In November 2012, HBC was publicly listed on the Toronto Stock Exchange, at which time Baker assumed the role of interim CEO until the appointment of Helena Foulkes as CEO in 2018.

In 2013, Baker led the acquisition by Hudson Bay Company of Saks Fifth Avenue and Saks Off 5th through the $2.9 billion purchase of its parent company, Saks Inc.

Baker has served on the board of trustees of Cornell University since 2014. He also sits on the advisory boards of the Cornell University School of Hotel Management and the Baker Program in Real Estate–a two-year real estate graduate program at Cornell University.

In 2015, as HBC's chairman, Baker orchestrated the acquisition of Germany's largest department store chain, Galeria Kaufhof. In 2018, HBC sold part of its German real estate assets to Signa Holding, the owner of the German department store Karstadt, for €411 million as the two companies entered into a merger agreement valued at €3.25 billion. The following year, HBC sold its remaining stake in the merger for $1.5 billion to Signa Group, thus exiting the European market. On April 9, 2024 it was announced that his investment company NRDC intends to once again acquire the department store chain which had become known as Galeria Karstadt Kaufhof from the insolvent Signa Holding company.

In March 2020, Baker led a group of shareholders to take HBC private, at which time he resumed the role of CEO in addition to his existing role as Executive Chairman.
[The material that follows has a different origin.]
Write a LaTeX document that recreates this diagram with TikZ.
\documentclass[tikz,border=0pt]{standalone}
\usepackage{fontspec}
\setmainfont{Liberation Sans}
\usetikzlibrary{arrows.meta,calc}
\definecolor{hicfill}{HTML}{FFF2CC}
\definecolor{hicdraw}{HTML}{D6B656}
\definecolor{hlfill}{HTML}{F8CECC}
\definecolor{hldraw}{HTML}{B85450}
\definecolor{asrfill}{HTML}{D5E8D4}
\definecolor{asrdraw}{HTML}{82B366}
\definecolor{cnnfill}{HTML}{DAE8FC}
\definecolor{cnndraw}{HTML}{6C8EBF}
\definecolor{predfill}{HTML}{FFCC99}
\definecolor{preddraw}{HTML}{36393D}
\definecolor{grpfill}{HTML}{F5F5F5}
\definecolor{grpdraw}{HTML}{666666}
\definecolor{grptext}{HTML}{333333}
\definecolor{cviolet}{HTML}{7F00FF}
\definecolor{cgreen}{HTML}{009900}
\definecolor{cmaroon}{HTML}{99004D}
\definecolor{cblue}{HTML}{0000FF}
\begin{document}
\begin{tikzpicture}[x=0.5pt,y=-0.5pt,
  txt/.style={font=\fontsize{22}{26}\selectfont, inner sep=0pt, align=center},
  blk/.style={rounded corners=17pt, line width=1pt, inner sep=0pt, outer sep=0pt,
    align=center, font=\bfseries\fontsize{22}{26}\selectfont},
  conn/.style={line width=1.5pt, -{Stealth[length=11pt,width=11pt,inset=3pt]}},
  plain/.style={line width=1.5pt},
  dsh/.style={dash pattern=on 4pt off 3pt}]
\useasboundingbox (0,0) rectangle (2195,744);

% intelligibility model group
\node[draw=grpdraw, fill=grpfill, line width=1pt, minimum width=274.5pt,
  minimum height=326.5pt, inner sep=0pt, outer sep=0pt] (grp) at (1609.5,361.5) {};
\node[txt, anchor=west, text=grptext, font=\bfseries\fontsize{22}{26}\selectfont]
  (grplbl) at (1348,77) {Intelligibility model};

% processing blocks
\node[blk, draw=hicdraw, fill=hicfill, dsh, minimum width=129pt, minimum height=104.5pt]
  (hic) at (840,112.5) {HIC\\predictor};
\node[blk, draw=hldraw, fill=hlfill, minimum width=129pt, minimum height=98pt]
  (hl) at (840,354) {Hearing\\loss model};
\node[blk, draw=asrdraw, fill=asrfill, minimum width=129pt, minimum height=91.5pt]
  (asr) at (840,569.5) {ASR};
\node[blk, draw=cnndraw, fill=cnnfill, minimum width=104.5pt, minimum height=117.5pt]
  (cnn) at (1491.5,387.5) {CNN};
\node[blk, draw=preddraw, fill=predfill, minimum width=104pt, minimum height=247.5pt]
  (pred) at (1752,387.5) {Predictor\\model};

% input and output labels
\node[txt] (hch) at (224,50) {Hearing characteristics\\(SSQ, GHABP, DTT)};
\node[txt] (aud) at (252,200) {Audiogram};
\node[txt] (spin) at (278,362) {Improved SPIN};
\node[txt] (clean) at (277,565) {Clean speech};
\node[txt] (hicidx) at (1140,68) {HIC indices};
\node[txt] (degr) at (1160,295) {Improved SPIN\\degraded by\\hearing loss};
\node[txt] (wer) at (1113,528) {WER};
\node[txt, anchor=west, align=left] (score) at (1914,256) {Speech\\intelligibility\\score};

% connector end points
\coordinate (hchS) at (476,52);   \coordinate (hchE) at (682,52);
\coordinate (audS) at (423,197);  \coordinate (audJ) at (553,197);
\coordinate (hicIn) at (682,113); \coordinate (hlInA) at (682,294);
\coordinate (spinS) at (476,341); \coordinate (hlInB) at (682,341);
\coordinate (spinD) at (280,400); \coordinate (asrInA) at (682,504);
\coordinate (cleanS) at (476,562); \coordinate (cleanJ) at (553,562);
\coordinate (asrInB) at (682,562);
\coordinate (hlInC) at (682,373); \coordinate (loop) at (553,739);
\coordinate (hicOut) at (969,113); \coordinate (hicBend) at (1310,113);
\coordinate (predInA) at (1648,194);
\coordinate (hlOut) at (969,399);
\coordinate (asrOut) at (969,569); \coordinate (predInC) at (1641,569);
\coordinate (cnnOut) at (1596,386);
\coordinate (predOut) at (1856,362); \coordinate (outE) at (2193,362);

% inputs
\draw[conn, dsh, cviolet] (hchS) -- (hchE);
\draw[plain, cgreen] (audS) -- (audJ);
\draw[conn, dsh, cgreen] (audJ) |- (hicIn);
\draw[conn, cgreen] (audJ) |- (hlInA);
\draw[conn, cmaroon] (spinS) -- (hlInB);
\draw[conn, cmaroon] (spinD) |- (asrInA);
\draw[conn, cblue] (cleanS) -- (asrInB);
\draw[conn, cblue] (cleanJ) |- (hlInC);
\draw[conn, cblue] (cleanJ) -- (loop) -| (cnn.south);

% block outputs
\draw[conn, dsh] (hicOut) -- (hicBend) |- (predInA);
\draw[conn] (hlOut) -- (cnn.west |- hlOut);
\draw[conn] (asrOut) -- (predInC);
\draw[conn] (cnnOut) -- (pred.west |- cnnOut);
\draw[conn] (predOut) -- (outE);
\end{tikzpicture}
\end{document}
In October of that year, HBC created a dedicated investment and real estate business, HBC Properties and Investments, responsible for the operation of 40 million square feet of leasable area throughout North America.

In August 2021, Baker led the expansion of Hudson's Bay department stores with the launch of the company's online marketplace, TheBay.com.
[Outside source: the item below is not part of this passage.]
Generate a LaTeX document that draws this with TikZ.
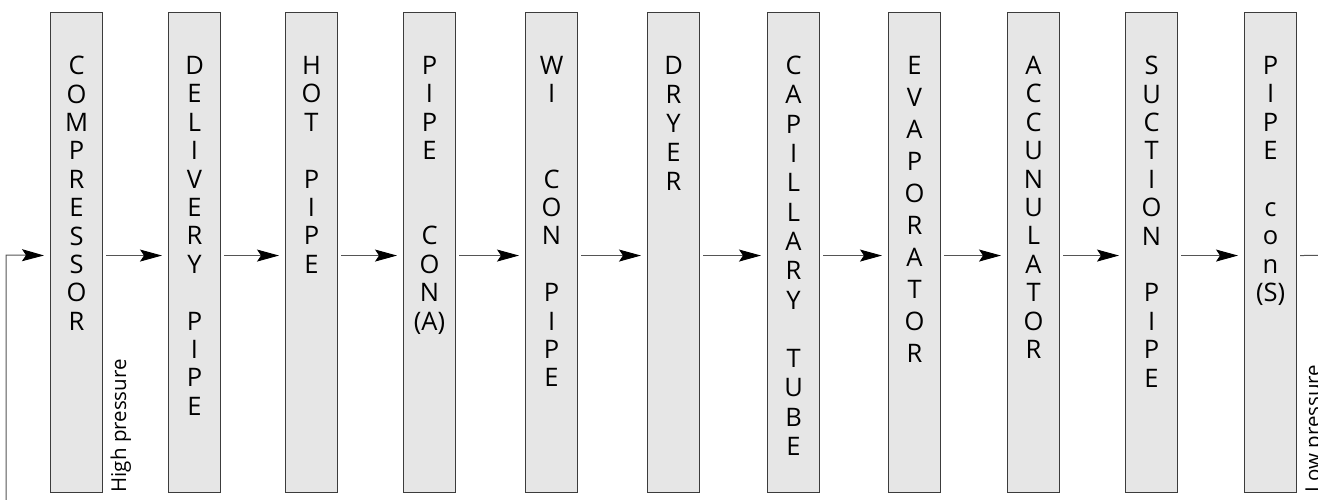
\documentclass[tikz,border=0pt]{standalone}
\usepackage{fontspec}
\setmainfont{Open Sans}
\usetikzlibrary{arrows.meta}
\definecolor{boxfill}{HTML}{E6E6E6}
\definecolor{boxline}{HTML}{3C3C3C}
\definecolor{flowline}{HTML}{555555}
\begin{document}
\begin{tikzpicture}[x=1pt,y=-1pt,
  unit/.style={draw=boxline, fill=boxfill, line width=1.1pt, minimum width=52pt,
    minimum height=479.5pt, inner sep=0pt, anchor=north west},
  caption/.style={anchor=north, inner sep=0pt, align=center, text=black,
    font=\fontsize{25.5}{28.4}\selectfont},
  flow/.style={draw=flowline, line width=1pt,
    -{Stealth[length=22pt,width=12pt,inset=4pt,color=black]}},
  note/.style={rotate=90, anchor=base west, inner sep=0pt, text=black,
    font=\fontsize{20.5}{24}\selectfont},
]
\clip (0,0) rectangle (1318,499);
\useasboundingbox (0,0) rectangle (1318,499);

% the eleven stages of the refrigerant circuit
\node[unit] (b1)  at (50,12)   {};
\node[unit] (b2)  at (168,12)  {};
\node[unit] (b3)  at (285,12)  {};
\node[unit] (b4)  at (403,12)  {};
\node[unit] (b5)  at (525,12)  {};
\node[unit] (b6)  at (647,12)  {};
\node[unit] (b7)  at (767,12)  {};
\node[unit] (b8)  at (888,12)  {};
\node[unit] (b9)  at (1007,12) {};
\node[unit] (b10) at (1125,12) {};
\node[unit] (b11) at (1244,12) {};

% vertical captions
\node[caption] (t1)  at ([yshift=-44pt]b1.north)  {C\\O\\M\\P\\R\\E\\S\\S\\O\\R};
\node[caption] (t2)  at ([yshift=-44pt]b2.north)  {D\\E\\L\\I\\V\\E\\R\\Y\\\mbox{}\\P\\I\\P\\E};
\node[caption] (t3)  at ([yshift=-44pt]b3.north)  {H\\O\\T\\\mbox{}\\P\\I\\P\\E};
\node[caption] (t4)  at ([yshift=-44pt]b4.north)  {P\\I\\P\\E\\\mbox{}\\\mbox{}\\C\\O\\N\\(A)};
\node[caption] (t5)  at ([yshift=-44pt]b5.north)  {W\\I\\\mbox{}\\\mbox{}\\C\\O\\N\\\mbox{}\\P\\I\\P\\E};
\node[caption, font=\fontsize{25.5}{29}\selectfont] (t6) at ([yshift=-44pt]b6.north) {D\\R\\Y\\E\\R};
\node[caption, font=\fontsize{25.5}{29.3}\selectfont] (t7) at ([yshift=-44pt]b7.north) {C\\A\\P\\I\\L\\L\\A\\R\\Y\\\mbox{}\\T\\U\\B\\E};
\node[caption, font=\fontsize{25.5}{32}\selectfont] (t8) at ([yshift=-44pt]b8.north) {E\\V\\A\\P\\O\\R\\A\\T\\O\\R};
\node[caption] (t9)  at ([yshift=-44pt]b9.north)  {A\\C\\C\\U\\N\\U\\L\\A\\T\\O\\R};
\node[caption] (t10) at ([yshift=-44pt]b10.north) {S\\U\\C\\T\\I\\O\\N\\\mbox{}\\P\\I\\P\\E};
\node[caption] (t11) at ([yshift=-44pt]b11.north) {P\\I\\P\\E\\\mbox{}\\c\\o\\n\\(S)};

% pressure side notes
\node[note] (hp) at ([xshift=23pt]b1.south east)  {High pressure};
\node[note] (lp) at ([xshift=23pt]b11.south east) {Low pressure};

% flow between stages
\foreach \a/\b in {b1/b2,b2/b3,b3/b4,b4/b5,b5/b6,b6/b7,b7/b8,b8/b9,b9/b10,b10/b11}
  \draw[flow, shorten <=3pt, shorten >=6pt] ([yshift=-3.25pt]\a.east) -- ([yshift=-3.25pt]\b.west);

% return line back to the compressor
\coordinate (r1) at (1340,255);
\coordinate (r2) at (1340,530);
\coordinate (r3) at (6,530);
\coordinate (r4) at (6,255);
\draw[flow, shorten >=6pt] ([xshift=3pt,yshift=-3.25pt]b11.east) -- (r1) -- (r2) -- (r3) -- (r4) -- ([yshift=-3.25pt]b1.west);
\end{tikzpicture}
\end{document}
Baker previously served as the non-executive chairman of the Retail Opportunity Investments Corporation, a real estate investment trust that was acquired by Blackstone Real Estate for $4 billion in 2025.

In 2024, Saks Global was spun off from HBC, with Baker as chairman of both, following Saks Global's acquisition of Neiman Marcus Group for $2.7B. In March 2025, HBC entered liquidation proceedings, with the potential to close all of the 80 Hudson's Bay stores in Canada.
Saks Global filed for chapter 11 bankruptcy after its acquisition of Neiman Marcus.

==Philanthropy==
Baker and his wife contributed $11 million to Cornell's Program in Real Estate, now the Baker Program in Real Estate in 2012.

According to HBC, as Chairman of the Hudson's Bay Foundation, Baker has overseen the disbursement of more than million in cash and in-kind donations to Canadian charities, to include the Canadian Olympic Foundation, the Paralympic Foundation of Canada, The Centre for Addiction and Mental Health, and the Children's Aid Foundation of Canada.

In 2013, under Baker's leadership, the Hudson's Bay Company announced that it had directed $200,000 to the American Red Cross and Canadian Red Cross in support of Typhoon Haiyan relief efforts in the Philippines. Following the Western Africa Ebola Outbreak in 2014, the Hudson's Bay Company Foundation again partnered with the Canadian Red Cross to match $50,000 in donations to support emergency response operations in affected countries and combat the spread of the virus. In 2021, the Foundation announced the launch of the Hudson's Bay Charter for Change initiative to accelerate racial equity in Canada with a $30 million gift spread over 10 years. In 2022, Baker announced the donation of an historic building in downtown Winnipeg by HBC to the First Nations people.

Baker also is President of the Saks Fifth Avenue Foundation. As of October 2022, the Foundation announced that it had donated over $5.8 million to various US mental health initiatives.

==Personal life==
He is married to Lisa Marie Burrell. They have three children.